Task statement: Write the lines out again, from the top of the material to the line containing "plt.rcParams['font.family'] = ['Liberation", pictures excluded.

Material:
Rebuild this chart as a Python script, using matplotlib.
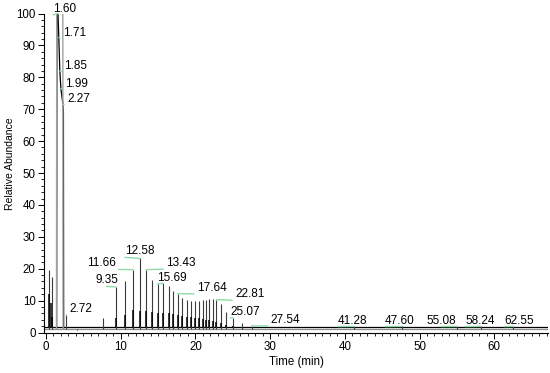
import numpy as np
import matplotlib
matplotlib.use("Agg")
import matplotlib.pyplot as plt
from matplotlib.ticker import MultipleLocator

plt.rcParams['font.family'] = ['Liberation Sans', 'DejaVu Sans']

# trace A (grey, tall spikes): retention time (min) and relative abundance
a_time = [0.44, 0.75, 2.72, 3.35, 4.10, 7.60, 9.35, 10.60, 11.66, 12.58, 13.43,
          14.20, 15.00, 15.69, 16.40, 17.05, 17.64, 18.25, 18.85, 19.40, 19.95,
          20.50, 21.00, 21.40, 21.85, 22.30, 22.81, 23.40, 24.15, 25.07, 26.20,
          27.54, 41.28, 47.60, 55.08, 58.24, 62.55]
a_height = [19.5, 17.5, 5.5, 1.2, 0.9, 4.6, 14.3, 16.0, 19.7, 23.2, 19.7,
            16.6, 15.1, 15.4, 14.5, 12.9, 12.2, 10.9, 10.1, 9.9, 9.9,
            9.9, 10.1, 10.3, 10.4, 10.5, 10.3, 8.8, 6.4, 4.6, 2.9,
            2.1, 1.9, 1.9, 1.9, 1.9, 1.9]
# solvent front of trace A, saturated above the axis
a_solvent_time = [1.40, 1.44, 2.25, 2.28]
a_solvent_level = [1.2, 110, 110, 1.2]

# trace B (black)
b_time = [0.44, 0.67, 0.80, 9.35, 10.60, 11.66, 12.58, 13.43, 14.20, 15.00,
          15.69, 16.40, 17.05, 17.64, 18.25, 18.85, 19.40, 19.95, 20.50,
          21.00, 21.40, 21.85, 22.30, 22.81, 23.40, 24.15, 25.07]
b_height = [12.0, 9.2, 5.0, 4.4, 5.5, 7.0, 6.8, 6.8, 6.4, 6.2,
            6.2, 6.0, 5.8, 5.5, 5.2, 5.0, 4.8, 4.6, 4.4,
            4.2, 4.0, 3.8, 3.6, 3.4, 3.0, 2.5, 2.0]
b_solvent_time = [1.42, 1.46, 1.60, 1.71, 1.85, 1.99, 2.27, 2.33, 2.36]
b_solvent_level = [1.5, 100, 100, 92.5, 82.0, 76.5, 71.5, 69.0, 1.5]

baseline_time = [-0.3, 67.3]
baseline_a = [1.2, 1.2]
baseline_b = [1.6, 1.6]

peak_labels = ["1.60", "1.71", "1.85", "1.99", "2.27", "2.72", "9.35", "11.66",
               "12.58", "13.43", "15.69", "17.64", "22.81", "25.07", "27.54",
               "41.28", "47.60", "55.08", "58.24", "62.55"]

# label text anchor (left, baseline) in data units
label_pos = {
    "1.60": (0.94, 100.5), "1.71": (2.28, 92.9), "1.85": (2.41, 82.5),
    "1.99": (2.54, 76.9), "2.27": (2.81, 72.2), "2.72": (3.12, 6.5),
    "9.35": (6.56, 15.4), "11.66": (5.49, 20.8), "12.58": (10.58, 24.5),
    "13.43": (16.06, 20.8), "15.69": (14.9, 16.2), "17.64": (20.17, 13.0),
    "22.81": (25.3, 11.0), "25.07": (24.63, 5.5), "27.54": (30.08, 3.0),
    "41.28": (39.1, 2.8), "47.60": (45.4, 2.8), "55.08": (50.9, 2.8),
    "58.24": (56.1, 2.8), "62.55": (61.3, 2.8),
}
left_side = {"9.35", "11.66", "55.08"}

fig = plt.figure(figsize=(5.5, 3.73), dpi=100)
ax = fig.add_axes([44/550, 1 - 332.5/373, 504/550, 319/373])

ax.plot(baseline_time, baseline_a, color='#8c8c8c', lw=0.9)
ax.plot(baseline_time, baseline_b, color='black', lw=0.9)
ax.vlines(a_time, baseline_a[0], a_height, colors='#3a3a3a', lw=0.8)
ax.vlines(b_time, baseline_b[0], b_height, colors='black', lw=1.1)
ax.plot(b_solvent_time, b_solvent_level, color='black', lw=0.9)
ax.plot(a_solvent_time, a_solvent_level, color='#a0a0a0', lw=1.0)

peak_t = np.array(a_time)
peak_h = np.array(a_height)
for lab in peak_labels:
    t = float(lab)
    if t < 2.5:
        h = np.interp(t, b_solvent_time[2:-1], b_solvent_level[2:-1])
    else:
        h = peak_h[np.argmin(np.abs(peak_t - t))]
    tx, ty = label_pos[lab]
    rel = (0.5, 0) if lab in left_side else (0, 0)
    ax.annotate(lab, xy=(t, h), xytext=(tx, ty), textcoords='data',
                ha='left', va='baseline', fontsize=8.5, annotation_clip=False,
                arrowprops=dict(arrowstyle='-', color='#8fdba8', lw=1.0,
                                shrinkA=0, shrinkB=0, relpos=rel))

ax.set_xlim(-0.27, 67.2)
ax.set_ylim(0, 100)
ax.xaxis.set_major_locator(MultipleLocator(10))
ax.xaxis.set_minor_locator(MultipleLocator(1))
ax.yaxis.set_major_locator(MultipleLocator(10))
ax.yaxis.set_minor_locator(MultipleLocator(2))
ax.tick_params(which='major', length=4, width=0.7, labelsize=8.3, pad=2)
ax.tick_params(which='minor', length=2.5, width=0.6)
for s in ['top', 'right']:
    ax.spines[s].set_visible(False)
for s in ['left', 'bottom']:
    ax.spines[s].set_linewidth(0.8)

ax.set_xlabel('Time (min)', fontsize=8.3, labelpad=2)
ax.set_ylabel('Relative Abundance', fontsize=7.5)
ax.yaxis.set_label_coords(-0.058, (332.5 - 164) / 319)

fig.savefig('out.png', dpi=100)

Reply:
Rebuild this chart as a Python script, using matplotlib.
import numpy as np
import matplotlib
matplotlib.use("Agg")
import matplotlib.pyplot as plt
from matplotlib.ticker import MultipleLocator

plt.rcParams['font.family'] = ['Liberation Sans', 'DejaVu Sans']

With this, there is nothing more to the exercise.